- [Task description] Without the images, write out the whole listing exactly.

- [Given information]

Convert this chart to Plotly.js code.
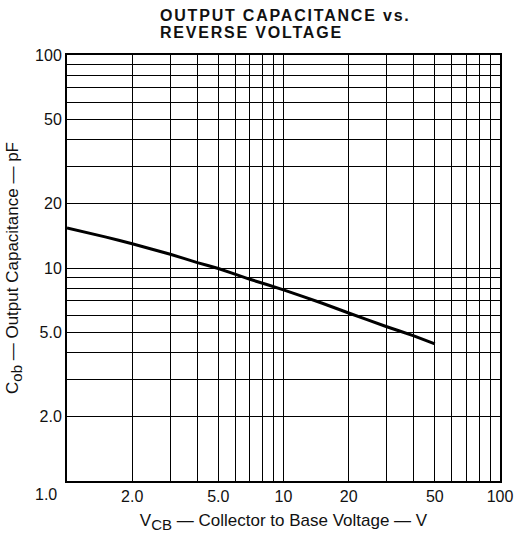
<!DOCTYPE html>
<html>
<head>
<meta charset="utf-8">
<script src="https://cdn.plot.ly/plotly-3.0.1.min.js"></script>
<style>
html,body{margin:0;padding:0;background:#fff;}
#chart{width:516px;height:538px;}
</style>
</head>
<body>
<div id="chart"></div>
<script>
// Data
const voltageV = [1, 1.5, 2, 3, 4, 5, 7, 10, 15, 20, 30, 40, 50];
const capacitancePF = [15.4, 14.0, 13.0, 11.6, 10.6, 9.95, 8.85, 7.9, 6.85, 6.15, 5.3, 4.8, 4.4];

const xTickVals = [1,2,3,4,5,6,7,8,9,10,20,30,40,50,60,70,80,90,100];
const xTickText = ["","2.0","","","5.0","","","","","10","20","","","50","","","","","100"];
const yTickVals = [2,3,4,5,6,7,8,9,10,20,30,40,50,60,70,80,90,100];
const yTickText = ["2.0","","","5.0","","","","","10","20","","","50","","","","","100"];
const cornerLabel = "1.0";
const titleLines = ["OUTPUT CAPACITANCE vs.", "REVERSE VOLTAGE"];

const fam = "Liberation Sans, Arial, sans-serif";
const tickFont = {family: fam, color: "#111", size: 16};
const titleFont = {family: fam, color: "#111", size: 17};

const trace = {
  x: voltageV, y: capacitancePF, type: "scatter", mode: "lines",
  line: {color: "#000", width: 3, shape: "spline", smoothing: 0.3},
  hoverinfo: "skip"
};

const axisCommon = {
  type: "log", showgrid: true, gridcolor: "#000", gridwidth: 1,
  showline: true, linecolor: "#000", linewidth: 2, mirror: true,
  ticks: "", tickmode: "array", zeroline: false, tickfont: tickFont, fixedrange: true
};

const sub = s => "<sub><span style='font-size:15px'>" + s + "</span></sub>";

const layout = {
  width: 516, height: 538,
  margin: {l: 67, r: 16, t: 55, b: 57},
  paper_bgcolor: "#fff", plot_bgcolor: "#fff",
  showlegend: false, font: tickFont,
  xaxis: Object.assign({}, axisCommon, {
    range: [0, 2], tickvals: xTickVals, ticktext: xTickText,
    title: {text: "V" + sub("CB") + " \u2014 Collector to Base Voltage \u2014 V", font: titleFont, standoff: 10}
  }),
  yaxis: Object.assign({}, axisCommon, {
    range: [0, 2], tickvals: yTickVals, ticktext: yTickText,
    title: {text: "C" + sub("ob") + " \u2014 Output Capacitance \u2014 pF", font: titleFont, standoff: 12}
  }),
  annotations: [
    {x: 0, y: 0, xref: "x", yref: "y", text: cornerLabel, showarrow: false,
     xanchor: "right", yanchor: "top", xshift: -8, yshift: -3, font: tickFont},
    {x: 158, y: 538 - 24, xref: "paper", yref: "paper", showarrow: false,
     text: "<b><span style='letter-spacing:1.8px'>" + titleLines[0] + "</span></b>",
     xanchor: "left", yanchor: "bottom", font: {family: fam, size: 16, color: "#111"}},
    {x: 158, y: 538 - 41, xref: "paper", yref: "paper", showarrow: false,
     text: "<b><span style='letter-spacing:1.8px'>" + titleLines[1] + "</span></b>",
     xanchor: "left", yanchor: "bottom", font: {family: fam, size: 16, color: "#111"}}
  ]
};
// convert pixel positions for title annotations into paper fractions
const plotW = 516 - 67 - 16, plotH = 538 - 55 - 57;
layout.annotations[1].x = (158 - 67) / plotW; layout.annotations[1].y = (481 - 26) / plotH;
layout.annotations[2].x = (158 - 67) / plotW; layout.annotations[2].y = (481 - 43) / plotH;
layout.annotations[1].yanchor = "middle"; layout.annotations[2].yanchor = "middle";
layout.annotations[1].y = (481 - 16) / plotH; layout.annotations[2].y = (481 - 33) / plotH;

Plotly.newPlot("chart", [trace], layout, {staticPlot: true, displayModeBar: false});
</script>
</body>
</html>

- [Response to the task]
Convert this chart to Plotly.js code.
<!DOCTYPE html>
<html>
<head>
<meta charset="utf-8">
<script src="https://cdn.plot.ly/plotly-3.0.1.min.js"></script>
<style>
html,body{margin:0;padding:0;background:#fff;}
#chart{width:516px;height:538px;}
</style>
</head>
<body>
<div id="chart"></div>
<script>
// Data
const voltageV = [1, 1.5, 2, 3, 4, 5, 7, 10, 15, 20, 30, 40, 50];
const capacitancePF = [15.4, 14.0, 13.0, 11.6, 10.6, 9.95, 8.85, 7.9, 6.85, 6.15, 5.3, 4.8, 4.4];

const xTickVals = [1,2,3,4,5,6,7,8,9,10,20,30,40,50,60,70,80,90,100];
const xTickText = ["","2.0","","","5.0","","","","","10","20","","","50","","","","","100"];
const yTickVals = [2,3,4,5,6,7,8,9,10,20,30,40,50,60,70,80,90,100];
const yTickText = ["2.0","","","5.0","","","","","10","20","","","50","","","","","100"];
const cornerLabel = "1.0";
const titleLines = ["OUTPUT CAPACITANCE vs.", "REVERSE VOLTAGE"];

const fam = "Liberation Sans, Arial, sans-serif";
const tickFont = {family: fam, color: "#111", size: 16};
const titleFont = {family: fam, color: "#111", size: 17};

const trace = {
  x: voltageV, y: capacitancePF, type: "scatter", mode: "lines",
  line: {color: "#000", width: 3, shape: "spline", smoothing: 0.3},
  hoverinfo: "skip"
};

const axisCommon = {
  type: "log", showgrid: true, gridcolor: "#000", gridwidth: 1,
  showline: true, linecolor: "#000", linewidth: 2, mirror: true,
  ticks: "", tickmode: "array", zeroline: false, tickfont: tickFont, fixedrange: true
};

const sub = s => "<sub><span style='font-size:15px'>" + s + "</span></sub>";

const layout = {
  width: 516, height: 538,
  margin: {l: 67, r: 16, t: 55, b: 57},
  paper_bgcolor: "#fff", plot_bgcolor: "#fff",
  showlegend: false, font: tickFont,
  xaxis: Object.assign({}, axisCommon, {
    range: [0, 2], tickvals: xTickVals, ticktext: xTickText,
    title: {text: "V" + sub("CB") + " \u2014 Collector to Base Voltage \u2014 V", font: titleFont, standoff: 10}
  }),
  yaxis: Object.assign({}, axisCommon, {
    range: [0, 2], tickvals: yTickVals, ticktext: yTickText,
    title: {text: "C" + sub("ob") + " \u2014 Output Capacitance \u2014 pF", font: titleFont, standoff: 12}
  }),
  annotations: [
    {x: 0, y: 0, xref: "x", yref: "y", text: cornerLabel, showarrow: false,
     xanchor: "right", yanchor: "top", xshift: -8, yshift: -3, font: tickFont},
    {x: 158, y: 538 - 24, xref: "paper", yref: "paper", showarrow: false,
     text: "<b><span style='letter-spacing:1.8px'>" + titleLines[0] + "</span></b>",
     xanchor: "left", yanchor: "bottom", font: {family: fam, size: 16, color: "#111"}},
    {x: 158, y: 538 - 41, xref: "paper", yref: "paper", showarrow: false,
     text: "<b><span style='letter-spacing:1.8px'>" + titleLines[1] + "</span></b>",
     xanchor: "left", yanchor: "bottom", font: {family: fam, size: 16, color: "#111"}}
  ]
};
// convert pixel positions for title annotations into paper fractions
const plotW = 516 - 67 - 16, plotH = 538 - 55 - 57;
layout.annotations[1].x = (158 - 67) / plotW; layout.annotations[1].y = (481 - 26) / plotH;
layout.annotations[2].x = (158 - 67) / plotW; layout.annotations[2].y = (481 - 43) / plotH;
layout.annotations[1].yanchor = "middle"; layout.annotations[2].yanchor = "middle";
layout.annotations[1].y = (481 - 16) / plotH; layout.annotations[2].y = (481 - 33) / plotH;

Plotly.newPlot("chart", [trace], layout, {staticPlot: true, displayModeBar: false});
</script>
</body>
</html>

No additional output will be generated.